Так прошли две недели.
На городок свалилась зима, закутала домишки в грязную бель и все подсыпала и подсыпала с мрачного неба, – оно чуть просматривалось в окно, забранное снаружи кроме решеток еще и ящиками.
Каждый день был наполнен томительным и тревожным ожиданием. Говорить никому не хотелось. Обычно начинал дантистов потомок:
– Все думаю, как это бывает? Небось, жутко очень. Есть у нас дома картина художника Верещагина: французы расстреливают в горящем Кремле русских мужиков-поджигателей... Двенадцать ружей... Залп, еще залп, – это вторая шеренга добивает в кого еще не попали первые солдаты. А потом, наверное, офицер достреливает из пистолета...
Констанов молчал. Завьялов обрывал говоруна:
– Как же, держи карман! «Двенадцать ружей!», «Картина Верещагина!..» Нарисовать что хошь можно... А я на фронте повидал, все очень даже просто: берут такого кутьку, как ты, подводят под руки к яме, бац в затылок и – как не жил!.. Ишь, развел наполеоновскую романтику! Верно, господин главнокомандующий?
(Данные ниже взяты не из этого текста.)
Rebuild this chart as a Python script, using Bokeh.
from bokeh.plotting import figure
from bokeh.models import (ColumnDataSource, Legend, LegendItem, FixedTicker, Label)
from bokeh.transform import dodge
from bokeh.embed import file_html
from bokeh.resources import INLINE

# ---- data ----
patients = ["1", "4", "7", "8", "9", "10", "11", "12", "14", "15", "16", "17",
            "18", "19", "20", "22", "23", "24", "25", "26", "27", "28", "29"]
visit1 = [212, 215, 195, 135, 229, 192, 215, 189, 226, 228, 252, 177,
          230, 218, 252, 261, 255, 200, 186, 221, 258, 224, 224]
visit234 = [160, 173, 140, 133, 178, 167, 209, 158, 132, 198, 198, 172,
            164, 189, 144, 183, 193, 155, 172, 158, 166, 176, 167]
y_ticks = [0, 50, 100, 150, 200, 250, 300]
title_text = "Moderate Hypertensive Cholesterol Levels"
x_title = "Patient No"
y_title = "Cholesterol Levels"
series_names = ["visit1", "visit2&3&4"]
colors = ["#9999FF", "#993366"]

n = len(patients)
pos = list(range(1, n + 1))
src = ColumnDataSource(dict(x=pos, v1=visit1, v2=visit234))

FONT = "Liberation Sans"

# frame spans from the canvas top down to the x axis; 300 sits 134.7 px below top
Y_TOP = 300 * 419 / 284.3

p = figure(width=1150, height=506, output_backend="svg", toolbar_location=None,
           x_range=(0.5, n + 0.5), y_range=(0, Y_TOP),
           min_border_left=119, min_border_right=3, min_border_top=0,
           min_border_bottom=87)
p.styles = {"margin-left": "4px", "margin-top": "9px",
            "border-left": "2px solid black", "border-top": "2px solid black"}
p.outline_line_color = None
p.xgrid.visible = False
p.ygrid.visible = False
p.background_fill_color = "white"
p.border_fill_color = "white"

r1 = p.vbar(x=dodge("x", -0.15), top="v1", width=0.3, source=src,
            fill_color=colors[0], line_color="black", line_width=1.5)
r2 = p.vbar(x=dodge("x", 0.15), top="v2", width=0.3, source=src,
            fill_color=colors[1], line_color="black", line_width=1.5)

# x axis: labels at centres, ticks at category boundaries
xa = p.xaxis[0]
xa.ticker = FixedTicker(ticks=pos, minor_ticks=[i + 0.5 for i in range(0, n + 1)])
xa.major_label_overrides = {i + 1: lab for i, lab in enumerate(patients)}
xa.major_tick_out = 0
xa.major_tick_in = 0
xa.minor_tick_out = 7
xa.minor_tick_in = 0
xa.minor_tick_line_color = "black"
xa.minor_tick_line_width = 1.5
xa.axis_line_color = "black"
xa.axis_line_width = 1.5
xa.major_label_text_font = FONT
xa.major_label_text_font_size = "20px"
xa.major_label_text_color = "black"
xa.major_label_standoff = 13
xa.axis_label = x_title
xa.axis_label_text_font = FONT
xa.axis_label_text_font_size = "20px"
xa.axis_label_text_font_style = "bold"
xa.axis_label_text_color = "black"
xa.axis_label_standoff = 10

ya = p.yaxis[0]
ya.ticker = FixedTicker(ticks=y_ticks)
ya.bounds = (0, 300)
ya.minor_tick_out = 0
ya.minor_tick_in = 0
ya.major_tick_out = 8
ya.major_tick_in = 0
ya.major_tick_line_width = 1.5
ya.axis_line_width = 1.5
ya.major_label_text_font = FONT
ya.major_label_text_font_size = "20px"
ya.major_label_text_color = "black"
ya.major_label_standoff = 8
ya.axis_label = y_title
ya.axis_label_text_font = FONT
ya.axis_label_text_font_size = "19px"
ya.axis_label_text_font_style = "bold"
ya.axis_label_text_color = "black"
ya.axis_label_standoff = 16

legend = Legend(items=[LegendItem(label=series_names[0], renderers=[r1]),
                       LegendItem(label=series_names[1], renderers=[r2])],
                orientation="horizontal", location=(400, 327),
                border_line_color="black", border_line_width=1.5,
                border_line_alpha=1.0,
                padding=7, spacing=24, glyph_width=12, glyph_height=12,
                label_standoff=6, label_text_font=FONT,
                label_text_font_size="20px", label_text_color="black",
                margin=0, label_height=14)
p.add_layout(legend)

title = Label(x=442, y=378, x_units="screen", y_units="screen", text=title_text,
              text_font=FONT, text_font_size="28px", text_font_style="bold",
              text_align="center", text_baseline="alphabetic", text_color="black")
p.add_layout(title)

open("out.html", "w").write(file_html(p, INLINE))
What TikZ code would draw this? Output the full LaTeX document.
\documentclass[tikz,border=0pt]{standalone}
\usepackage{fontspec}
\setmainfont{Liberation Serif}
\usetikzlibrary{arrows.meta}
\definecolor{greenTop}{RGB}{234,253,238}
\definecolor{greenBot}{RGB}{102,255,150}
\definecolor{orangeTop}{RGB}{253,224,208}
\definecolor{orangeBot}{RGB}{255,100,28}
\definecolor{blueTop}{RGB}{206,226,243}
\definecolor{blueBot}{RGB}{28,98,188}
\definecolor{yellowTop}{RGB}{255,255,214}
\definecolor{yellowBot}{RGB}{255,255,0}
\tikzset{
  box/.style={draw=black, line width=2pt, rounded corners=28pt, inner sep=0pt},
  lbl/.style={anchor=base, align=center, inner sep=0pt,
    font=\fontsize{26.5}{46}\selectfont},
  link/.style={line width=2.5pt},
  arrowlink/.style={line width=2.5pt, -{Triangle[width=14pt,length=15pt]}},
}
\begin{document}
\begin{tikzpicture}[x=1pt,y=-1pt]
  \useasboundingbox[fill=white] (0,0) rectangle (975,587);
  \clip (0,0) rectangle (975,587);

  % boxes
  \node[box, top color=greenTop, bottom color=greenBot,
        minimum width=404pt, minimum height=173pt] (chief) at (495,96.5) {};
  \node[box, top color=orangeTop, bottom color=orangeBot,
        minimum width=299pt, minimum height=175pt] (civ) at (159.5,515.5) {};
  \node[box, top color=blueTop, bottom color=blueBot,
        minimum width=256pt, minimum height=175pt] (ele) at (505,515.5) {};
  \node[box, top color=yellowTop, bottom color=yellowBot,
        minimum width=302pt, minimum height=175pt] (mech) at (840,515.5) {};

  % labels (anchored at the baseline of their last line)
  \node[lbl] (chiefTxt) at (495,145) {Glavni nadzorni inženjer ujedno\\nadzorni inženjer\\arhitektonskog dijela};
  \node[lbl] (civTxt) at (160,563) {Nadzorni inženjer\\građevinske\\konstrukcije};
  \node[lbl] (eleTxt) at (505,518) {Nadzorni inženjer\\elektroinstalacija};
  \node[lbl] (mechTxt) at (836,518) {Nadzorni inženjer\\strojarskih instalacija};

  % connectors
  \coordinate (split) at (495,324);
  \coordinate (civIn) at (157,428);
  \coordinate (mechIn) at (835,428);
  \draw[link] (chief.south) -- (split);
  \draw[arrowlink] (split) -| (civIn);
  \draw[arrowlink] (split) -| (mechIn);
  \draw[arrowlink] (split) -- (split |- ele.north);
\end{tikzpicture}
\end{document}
– Как вам сказать, парнокопытные... По-разному бывает. Иной раз в одиночку... дернет какой чекач тебе в черепушку из нагана, потом еще добавит в брюхо. Для пущей верности. Однако случается и «двенадцать ружей». Вот, например, в Иркутске Колчака расстреливали с уважением к этой исторической личности. И было за что уважать: гордо держал себя адмирал, достойно канонической дюжины винтовок! А нас – просто как псов пришибут.
– А ты почем знаешь? – огрызался Завьялов. – И про Колчака – откуда?
– А тебе, обезьяна, какое дело?
– Эх, из-за такой сволочи, как ты, иду на смерть!..
На этом разговор обрывался до следующих суток. Иногда Констанов подходил к дверному волчку, спрашивал у коридорного надзирателя:
– Скоро, что ли, нас?.. Не слыхал, есть что из Москвы?
Волчок в разные дни отвечал по-разному. Иногда грубо:
– Замолчь!
А то – с насмешкой:
– Как скоро – так сичас!.. Вишь, начальство мне не докладается.
В шесть часов утра начиналась поверка. Гремел засов, в камеру входил очередной дежурный по коридору и раздавал хлебные пайки; потом приносили большой медный чайник, а после чаепития появлялся помощник начальника домзака и, сделав отметку в списке, неизменно спрашивал:
– Жалобы имеются? Констанов, к вам относится! Нет? И у вас жалоб нет, Завьялов? И вы ни на что не жалуетесь, молодой человек? Тоже нет... Ну, отлично. Имею честь!..
– До чего этот помощник мне царскую тюрьму напоминает!.. – однажды с отвращением сказал Констанов, когда за поверяющим захлопнулась дверь.
– А ты и у царя сидел? – осведомился Завьялов.